Date Monday, March 14, 2005 afternoon (half day)
Presenters Julie Waterhouse, IBM
Mik Kersten, University of British Columbia
Level Intermediate: Attendees should have knowledge of Java and some familiarity and experience with AspectJ, equivalent to the material covered in "Aspect-Oriented Programming with AspectJ (1) : Introduction". Attendees should bring their own laptop with a CD-ROM drive.

Abstract

AspectJ is a seamless aspect-oriented extension to Java(tm). It can be used to cleanly modularize the crosscutting structure of concerns such as exception handling, multi-object protocols, synchronization, performance optimizations, and resource sharing.

This tutorial will provide involved hands-on programming exercises that are intended to mirror the adoption of AspectJ (and other Aspect-oriented technology) into existing organizations. As such, the exercises progress from non-deployed, development-only aspects to aspects which augment a deployed program with crosscutting features. Exercises involve simple but non-trivial crosscutting concerns, such as enforcing invariants, tracing, and caching, so that they will cover the essential concepts of AspectJ. Exercises will use the core AspectJ tools and IDEs.

This is a purely hands-on tutorial -- no powerpoint, no lecturing. The attendees will form pairs or triples to program on their own laptops and talk to each other about the programming to cement their understanding. The instructors will circulate through the room, spending time with each team to help them through rough spots and to deal with their individual questions.

By the end of the tutorial, participants will have seen how to use AspectJ as a natural extension of their existing Java development, to improve the modularity, reusability and maintainability of their systems.

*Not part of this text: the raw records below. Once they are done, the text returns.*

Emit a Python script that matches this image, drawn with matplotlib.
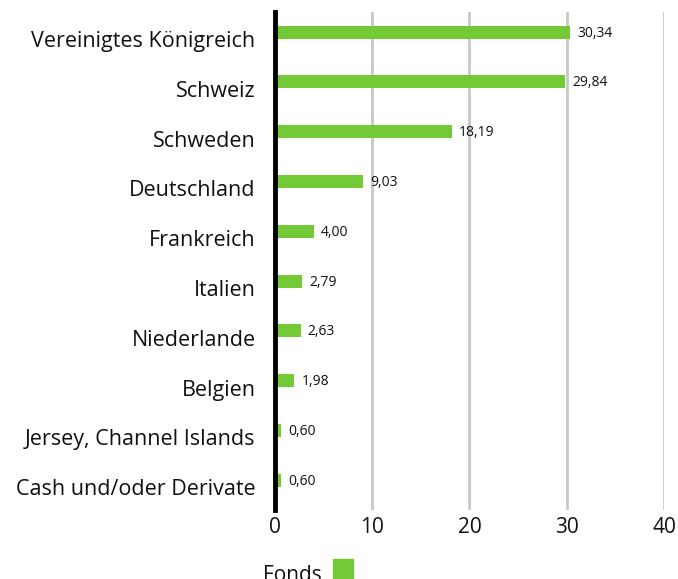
import matplotlib
matplotlib.use("Agg")
import matplotlib.pyplot as plt
import matplotlib.transforms as mtransforms
from matplotlib.patches import Rectangle

countries = ["Vereinigtes Königreich", "Schweiz", "Schweden", "Deutschland",
             "Frankreich", "Italien", "Niederlande", "Belgien",
             "Jersey, Channel Islands", "Cash und/oder Derivate"]
fonds = [30.34, 29.84, 18.19, 9.03, 4.00, 2.79, 2.63, 1.98, 0.60, 0.60]
xticks = [0, 10, 20, 30, 40]

green = "#74c936"
fontname = "Open Sans"

fig = plt.figure(figsize=(6.78, 5.79), dpi=100)
ax = fig.add_axes([0.4056, 0.119, 0.5737, 0.86])

pos = list(range(len(countries)))
ax.barh(pos, fonds, height=0.26, color=green, zorder=3)
for p, v in zip(pos, fonds):
    ax.text(v + 0.75, p + 0.02, ("%.2f" % v).replace(".", ","), va="center", ha="left",
            fontsize=10, fontname=fontname, color="#111111")

ax.set_xlim(0, 40)
ax.set_ylim(9.6, -0.4)
ax.set_yticks(pos)
ax.set_yticklabels(countries, fontsize=15.5, fontname=fontname, color="#111111")
ax.set_xticks(xticks)
ax.set_xticklabels([str(t) for t in xticks], fontsize=15, fontname=fontname, color="#111111")
ax.tick_params(axis="both", length=0)
ax.tick_params(axis="y", pad=14)
ax.tick_params(axis="x", pad=5)

# labels sit a little below the bar centres
shift = mtransforms.ScaledTranslation(0, -7 / 100, fig.dpi_scale_trans)
for lab in ax.get_yticklabels():
    lab.set_transform(lab.get_transform() + shift)

ax.grid(axis="x", color="#c8c8c8", linewidth=2, zorder=0)
for s in ["top", "right", "bottom"]:
    ax.spines[s].set_visible(False)
ax.spines["left"].set_linewidth(3.5)
ax.spines["left"].set_color("black")
ax.spines["left"].set_zorder(4)

# legend at the bottom
fig.text(263 / 678, 1 - 581 / 579, "Fonds", fontsize=15, fontname=fontname,
         ha="left", va="baseline", color="#111111")
fig.patches.append(Rectangle((333 / 678, 0), 20 / 678, 20 / 579,
                             transform=fig.transFigure, color=green))

fig.savefig("out.png", dpi=100)
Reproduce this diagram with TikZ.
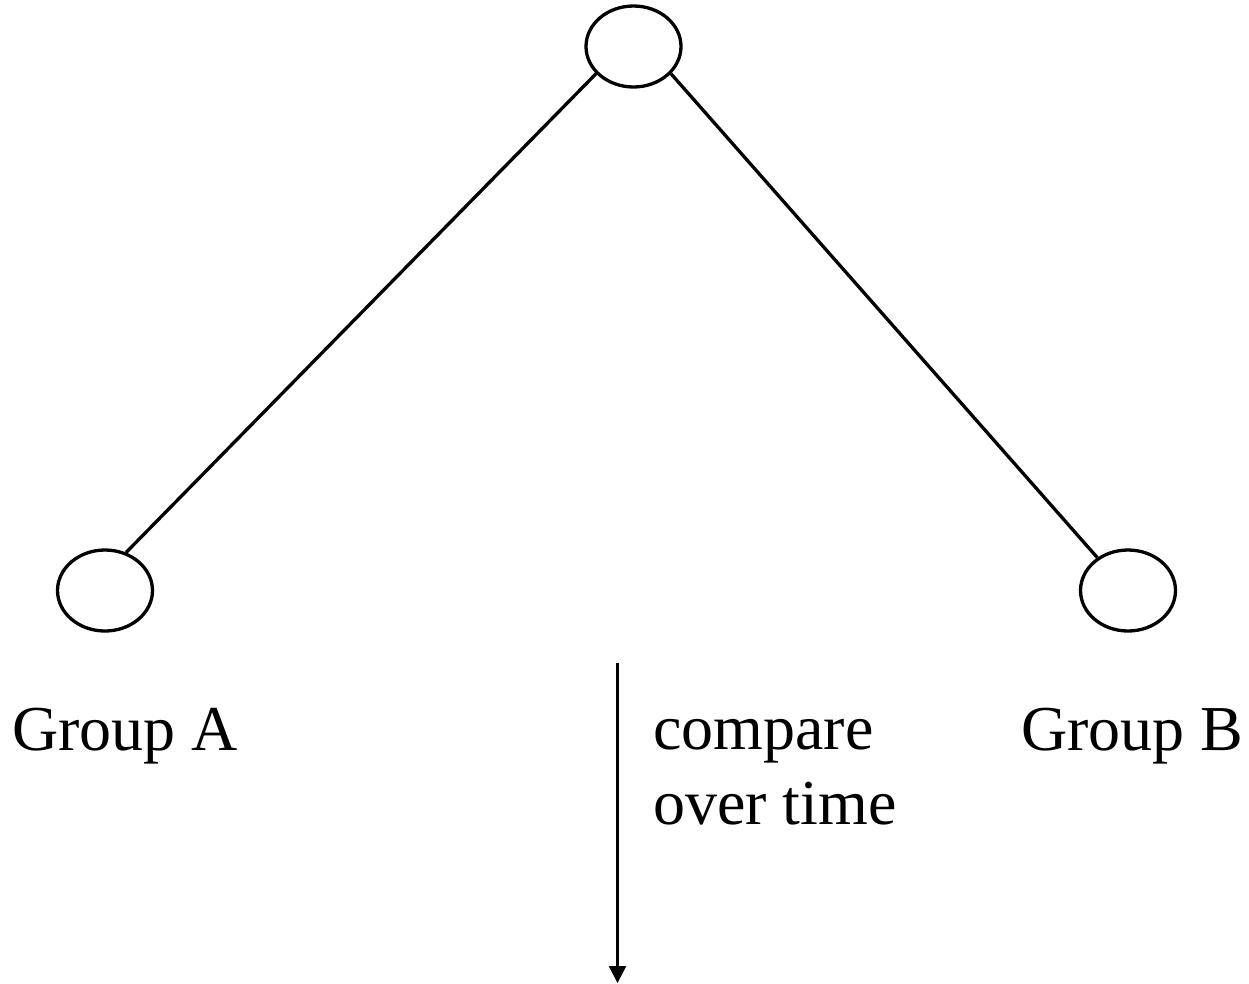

AspectJ is freely available at http://eclipse.org/aspectj/

Biographies

Julie Waterhouse is a Research Staff Member at IBM Toronto's Centre for Advanced Studies. She is active in IBM's AOP community, leading research projects and a technical interest group in the area. She is also a committer on the AJDT eclipse.org project.

Mik Kersten is a PhD student and IBM CAS fellow at the University of British Columbia, where he is working on making IDEs more Aspect-Oriented. He is also a committer on the AspectJ and AJDT eclipse.org projects. Before going back to school he developed the original AspectJ IDE integration at Xerox PARC.